- SET EXERCISE -
Transcribe the listing exactly, leaving out every picture.

- SOURCE MATERIAL -
########

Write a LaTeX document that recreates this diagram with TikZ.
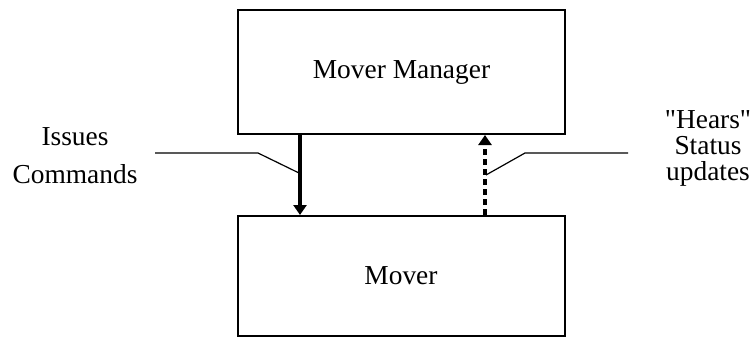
\documentclass[tikz,border=0pt]{standalone}
\usepackage{fontspec}
\setmainfont{Liberation Serif}[Ligatures=TeXOff]
\usetikzlibrary{arrows.meta}

\begin{document}
\begin{tikzpicture}[x=0.5pt,y=-0.5pt,
        every node/.style={font=\fontsize{13.7}{19}\selectfont},
        unit/.style={draw,line width=1pt,minimum width=163.5pt,inner sep=0pt},
        flow/.style={line width=1.6pt,-{Triangle[width=6.5pt,length=5pt]}},
        leader/.style={line width=0.6pt}]
        \useasboundingbox (0,0) rectangle (755,337);
        \node[unit,minimum height=62pt] (manager) at (401.5,72) {Mover Manager};
        \node[unit,minimum height=60pt] (mover) at (401,276) {Mover};
        \coordinate (cmdx) at (300,0);
        \coordinate (statx) at (485,0);
        \draw[flow] (manager.south -| cmdx) -- (mover.north -| cmdx);
        \draw[flow,dash pattern=on 3pt off 2pt] (mover.north -| statx) -- (manager.south -| statx);
        \node[align=center] (issues) at (75,156) {Issues\\Commands};
        \node[align=center,font=\fontsize{13.7}{13}\selectfont] (hears) at (708,148) {"Hears"\\Status\\updates};
        \coordinate (cmdstart) at (155,153);
        \coordinate (cmdbend) at (258,153);
        \coordinate (cmdend) at (299,173);
        \coordinate (statstart) at (628,153);
        \coordinate (statbend) at (525,153);
        \coordinate (statend) at (486,175);
        \draw[leader] (cmdstart) -- (cmdbend) -- (cmdend);
        \draw[leader] (statstart) -- (statbend) -- (statend);
\end{tikzpicture}
\end{document}
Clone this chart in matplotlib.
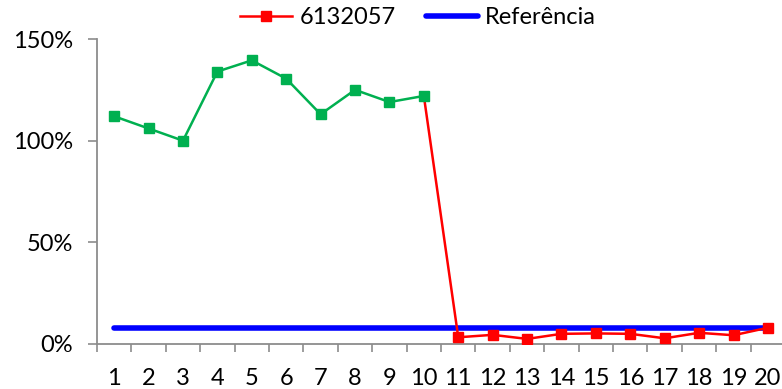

########

- EXERCISE SOLUTION -
Write a LaTeX document that recreates this diagram with TikZ.
\documentclass[tikz,border=0pt]{standalone}
\usepackage{fontspec}
\setmainfont{Liberation Serif}[Ligatures=TeXOff]
\usetikzlibrary{arrows.meta}

\begin{document}
\begin{tikzpicture}[x=0.5pt,y=-0.5pt,
        every node/.style={font=\fontsize{13.7}{19}\selectfont},
        unit/.style={draw,line width=1pt,minimum width=163.5pt,inner sep=0pt},
        flow/.style={line width=1.6pt,-{Triangle[width=6.5pt,length=5pt]}},
        leader/.style={line width=0.6pt}]
        \useasboundingbox (0,0) rectangle (755,337);
        \node[unit,minimum height=62pt] (manager) at (401.5,72) {Mover Manager};
        \node[unit,minimum height=60pt] (mover) at (401,276) {Mover};
        \coordinate (cmdx) at (300,0);
        \coordinate (statx) at (485,0);
        \draw[flow] (manager.south -| cmdx) -- (mover.north -| cmdx);
        \draw[flow,dash pattern=on 3pt off 2pt] (mover.north -| statx) -- (manager.south -| statx);
        \node[align=center] (issues) at (75,156) {Issues\\Commands};
        \node[align=center,font=\fontsize{13.7}{13}\selectfont] (hears) at (708,148) {"Hears"\\Status\\updates};
        \coordinate (cmdstart) at (155,153);
        \coordinate (cmdbend) at (258,153);
        \coordinate (cmdend) at (299,173);
        \coordinate (statstart) at (628,153);
        \coordinate (statbend) at (525,153);
        \coordinate (statend) at (486,175);
        \draw[leader] (cmdstart) -- (cmdbend) -- (cmdend);
        \draw[leader] (statstart) -- (statbend) -- (statend);
\end{tikzpicture}
\end{document}
Clone this chart in matplotlib.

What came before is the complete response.